By Jim Seida, msnbc.com multimedia producer
Every morning, we pile into our van and leave our hotel in Ichinoseki in north-central Japan and head due east to the coast to report on how the country is recovering from the twin disaster of March 11. A two-lane highway takes us over the Kitakami River and winds through small towns like Senmaya, Konashi, Yagoshi and Orikabe. Between these towns, rural homes sit amongst rice paddies below hillsides thick with forest. Although the drive is only 30 miles (48 kilometers) it usually takes us about an hour and forty-five minutes to cover the distance.
Hop in the car with msnbc.com's team in Japan as they drive from their hotel in Ichinoseki to Kesennuma where the tsunami destroyed more than 10,000 houses.

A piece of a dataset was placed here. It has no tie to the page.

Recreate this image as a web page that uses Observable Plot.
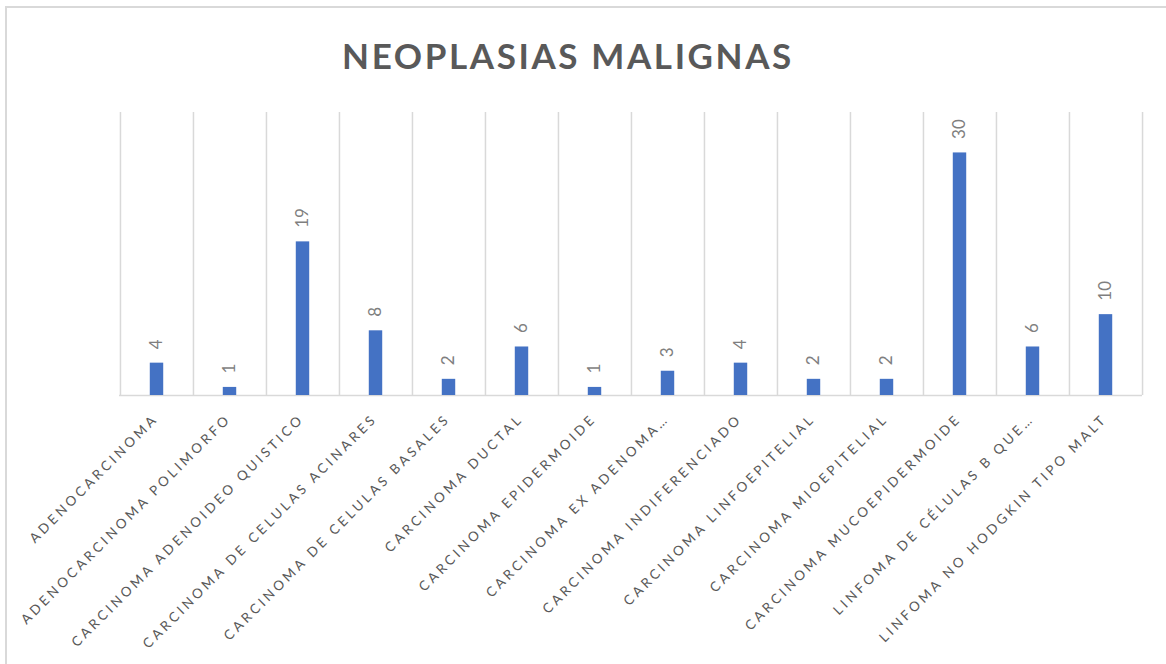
<!DOCTYPE html>
<html>
<head>
<meta charset="utf-8">
<script src="https://cdn.jsdelivr.net/npm/d3@7"></script>
<script src="https://cdn.jsdelivr.net/npm/@observablehq/plot@0.6"></script>
<style>
  html, body { margin: 0; padding: 0; background: #fff; overflow: hidden; }
  #wrap { position: relative; width: 1166px; height: 664px; overflow: hidden; }
  #border { position: absolute; left: 5px; top: 6px; width: 1300px; height: 800px; border: 2px solid #d9d9d9; box-sizing: border-box; }
  #title { position: absolute; left: 0; top: 0; width: 1136px; height: 90px; text-align: center;
           font-family: Lato, "Open Sans", sans-serif; font-weight: 700; font-size: 35px; letter-spacing: 2.6px;
           color: #595959; line-height: 110px; }
  #chart { position: absolute; left: 0; top: 90px; }
  .xlab text { letter-spacing: 3.3px; }
</style>
</head>
<body>
<div id="wrap">
  <div id="border"></div>
  <div id="title">NEOPLASIAS MALIGNAS</div>
  <div id="chart"></div>
</div>
<script>
const categories = [
  "ADENOCARCINOMA",
  "ADENOCARCINOMA POLIMORFO",
  "CARCINOMA ADENOIDEO QUISTICO",
  "CARCINOMA DE CELULAS ACINARES",
  "CARCINOMA DE CELULAS BASALES",
  "CARCINOMA DUCTAL",
  "CARCINOMA EPIDERMOIDE",
  "CARCINOMA EX ADENOMA…",
  "CARCINOMA INDIFERENCIADO",
  "CARCINOMA LINFOEPITELIAL",
  "CARCINOMA MIOEPITELIAL",
  "CARCINOMA MUCOEPIDERMOIDE",
  "LINFOMA DE CÉLULAS B QUE…",
  "LINFOMA NO HODGKIN TIPO MALT"
];
const values = [4, 1, 19, 8, 2, 6, 1, 3, 4, 2, 2, 30, 6, 10];

const data = categories.map((c, i) => ({cat: c, value: values[i]}));

const W = 1166, H = 574;
const mL = 119, mR = 24, mT = 22, mB = 269;
const step = (W - mL - mR) / categories.length;

const chart = Plot.plot({
  width: W,
  height: H,
  marginLeft: mL,
  marginRight: mR,
  marginTop: mT,
  marginBottom: mB,
  style: {fontFamily: "Lato, 'Open Sans', sans-serif", background: "transparent"},
  x: {domain: categories, paddingInner: 0, paddingOuter: 0, axis: null},
  y: {domain: [0, 35], axis: null},
  marks: [
    Plot.ruleX(categories, {x: d => d, dx: -step / 2, stroke: "#d9d9d9", strokeWidth: 1.5}),
    Plot.ruleX(categories.slice(-1), {x: d => d, dx: step / 2, stroke: "#d9d9d9", strokeWidth: 1.5}),
    Plot.ruleY([0], {stroke: "#d9d9d9", strokeWidth: 1.5}),
    Plot.barY(data, {x: "cat", y: "value", fill: "#4472C4", insetLeft: (step - 13.5) / 2, insetRight: (step - 13.5) / 2}),
    Plot.text(data, {x: "cat", y: "value", text: d => String(d.value), rotate: -90, textAnchor: "start",
                     lineAnchor: "middle", dy: -14, fill: "#7f7f7f", fontSize: 17}),
    Plot.text(categories, {x: d => d, frameAnchor: "bottom", text: d => d, rotate: -45, textAnchor: "end",
                           lineAnchor: "middle", dx: -1, dy: 21, fill: "#595959", fontSize: 13.4, className: "xlab"})
  ]
});
document.getElementById("chart").appendChild(chart);
</script>
</body>
</html>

If you were a first time visitor to the region and you didn't know that the country had recently suffered a massive natural catastrophe, for most of the drive there would be little indication that one had taken place. Even as we enter Kesennuma, the town we've been reporting from for the past couple of days, there's no real indication. But when the road turns downhill and we lose just a little bit of elevation near the coast, you can suddenly see the devastation. The massive wave that swept over the land here destroyed almost everything in its path. Boats and houses and cars and highways were all reduced to rubble. Everything's wrecked, everything's brown.